Evidence suggests that CWD originated in Colorado and Wyoming in the 1960s and spread from there to nearby states as well as to Saskatchewan and Alberta.
Researchers think an unusual prion protein spreads the disease between animals.
CWD is a similar disease to scrapie in sheep and bovine spongiform encephalopathy, also known as BSE and mad cow disease. However, in cervids like deer, moose and elk, it is spread through contact with saliva, feces and urine.
Because there are no vaccines or treatment, the disease always kills the affected animal.
The easy transmission and lack of effective prevention contributed to the inevitable spread to wild herds, but its sudden appearance across the Atlantic Ocean is concerning.
Questions abound about this case in Norway. How did the disease arrive in Norway? Was it from another cervid or is it possible the reindeer picked it up from a sheep herd with scrapie? Are there cases in captive and wild populations? Is there an outbreak or is this one reindeer an isolated case?
Only time will tell as Norway increases its investigation efforts.
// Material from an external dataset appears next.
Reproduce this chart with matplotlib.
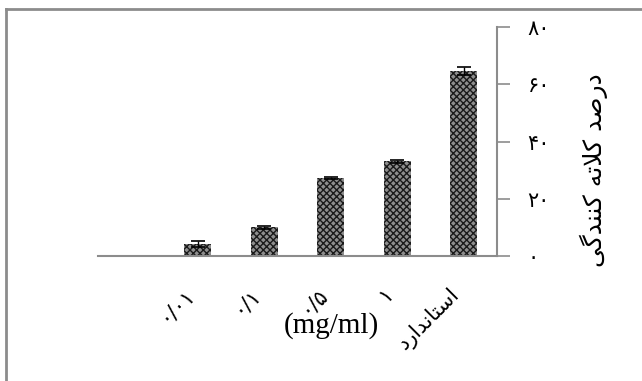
import matplotlib.pyplot as plt
from matplotlib.lines import Line2D

# data
categories = ["۰/۰۱", "۰/۱", "۰/۵", "۱", "استاندارد"]
values = [4.2, 10.0, 27.3, 33.1, 64.7]
errors = [1.2, 0.6, 0.4, 0.6, 1.3]
y_ticks = [0, 20, 40, 60, 80]
y_tick_labels = ["۰", "۲۰", "۴۰", "۶۰", "۸۰"]
y_label = "درصد کلاته کنندگی"
x_label = "(mg/ml)"

# minimal Arabic/Persian shaping: (isolated, final, initial, medial)
FORMS = {
    "ا": ("\uFE8D", "\uFE8E", None, None),
    "د": ("\uFEA9", "\uFEAA", None, None),
    "ر": ("\uFEAD", "\uFEAE", None, None),
    "س": ("\uFEB1", "\uFEB2", "\uFEB3", "\uFEB4"),
    "ت": ("\uFE95", "\uFE96", "\uFE97", "\uFE98"),
    "ن": ("\uFEE5", "\uFEE6", "\uFEE7", "\uFEE8"),
    "ص": ("\uFEB9", "\uFEBA", "\uFEBB", "\uFEBC"),
    "ل": ("\uFEDD", "\uFEDE", "\uFEDF", "\uFEE0"),
    "ه": ("\uFEE9", "\uFEEA", "\uFEEB", "\uFEEC"),
    "ک": ("\uFB8E", "\uFB8F", "\uFB90", "\uFB91"),
    "گ": ("\uFB92", "\uFB93", "\uFB94", "\uFB95"),
    "ی": ("\uFBFC", "\uFBFD", "\uFBFE", "\uFBFF"),
}


def joins_next(ch):
    return ch in FORMS and FORMS[ch][2] is not None


def shape(text):
    # numbers stay as written, only letters get shaped and put in visual order
    if not any(ch in FORMS for ch in text):
        return text
    out = []
    i = 0
    while i < len(text):
        ch = text[i]
        if ch not in FORMS:
            out.append(ch)
            i += 1
            continue
        prev_join = i > 0 and joins_next(text[i - 1])
        if ch == "ل" and i + 1 < len(text) and text[i + 1] == "ا":
            out.append("\uFEFC" if prev_join else "\uFEFB")
            i += 2
            continue
        next_join = joins_next(ch) and i + 1 < len(text) and text[i + 1] in FORMS
        iso, fin, ini, med = FORMS[ch]
        if prev_join and next_join:
            out.append(med)
        elif prev_join:
            out.append(fin)
        elif next_join:
            out.append(ini)
        else:
            out.append(iso)
        i += 1
    return "".join(out)[::-1]


fig = plt.figure(figsize=(6.42, 3.81), dpi=100)
ax = fig.add_axes([98 / 642, 1 - 256 / 381, 399 / 642, 229 / 381])

pos = list(range(len(categories)))
ax.bar(pos, values, width=0.41, facecolor="#8e8e8e", edgecolor="#1a1a1a",
       hatch="xxxxx", linewidth=0)
ax.errorbar(pos, values, yerr=errors, fmt="none", ecolor="black",
            elinewidth=1, capsize=5, capthick=1.2)

ax.set_xlim(-1.5, 4.5)
ax.set_ylim(0, 80)

for s in ["top", "left"]:
    ax.spines[s].set_visible(False)
for s in ["right", "bottom"]:
    ax.spines[s].set_color("#8c8c8c")
    ax.spines[s].set_linewidth(1.5)

ax.yaxis.tick_right()
ax.set_yticks(y_ticks)
ax.set_yticklabels(y_tick_labels, fontsize=15)
ax.tick_params(axis="y", direction="out", length=9, width=1.2,
               color="#8c8c8c", pad=13)

ax.set_xticks(pos)
ax.set_xticklabels([shape(c) for c in categories], rotation=45,
                   ha="right", fontsize=15)
ax.tick_params(axis="x", length=0, pad=20)

fig.text(331 / 642, 1 - 326 / 381, x_label, family="Liberation Serif",
         fontsize=21, ha="center", va="center")
fig.text(594 / 642, 1 - 170 / 381, shape(y_label), rotation=90,
         fontsize=18, ha="center", va="center")

# outer frame, only top and left edges fall inside the image
frame_x = 6 / 642
frame_y = 1 - 9 / 381
fig.add_artist(Line2D([frame_x, 1], [frame_y, frame_y], transform=fig.transFigure,
                      color="#8c8c8c", linewidth=2))
fig.add_artist(Line2D([frame_x, frame_x], [0, frame_y], transform=fig.transFigure,
                      color="#8c8c8c", linewidth=2))

fig.savefig("out.png", dpi=100)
Closer to home, another devastating wildlife disease has jumped from the eastern side of the continent to show up near Seattle, Washington.
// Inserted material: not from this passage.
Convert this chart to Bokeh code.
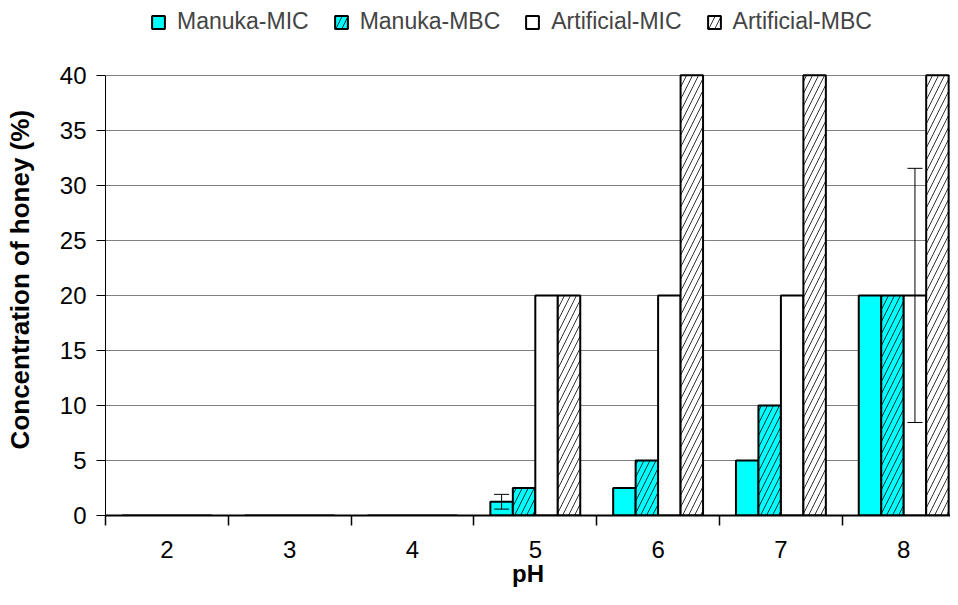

The descriptively named disease of bats called white nose syndrome has killed more than six million bats and is wreaking havoc on Canadian bat populations in the Maritimes, Ontario and Quebec.
Scientists expect the condition to continue its slow expansion south and west from where it originally turned up.
This slow creep offered a glimmer of hope: if it moved slowly enough, bats from clean areas could repopulate empty bat caves and hopefully resume their place in nature, including the important role as insect eaters. And there may have been time to develop treatment or vaccinations to stop the spread.
Now that it has moved across the Rocky Mountains to the West Coast, bat populations in the middle might be stamped out on both fronts, making recovery more challenging and the extinction of threatened bat species possible. British Columbia is on high alert as the fungal disease is expected to move north into Canada’s West Coast.
How did chronic wasting disease and bat white nose syndrome suddenly appear far from their original territory?
The only logical explanation is by the actions of people. For CWD, imported animals may have carried the deadly prion disease with them or domestic sheep herds might have been the source.
As for white nose syndrome, spelunkers (cave explorers) likely picked up the deadly fungus on their shoes, climbing ropes and other equipment and deposited it in a cave on the other side of the continent.
Neither disease is a direct risk to human health, but the agricultural and economic impacts of both are substantial.
The leadership shown by wildlife organizations in both Norway and Washington is commendable.
They demonstrated clear foresight and preparedness by building the capacity to rapidly diagnose and respond to these disease threats. But for these groups, detecting the disease is only the start of what will be a long and intensive investigation.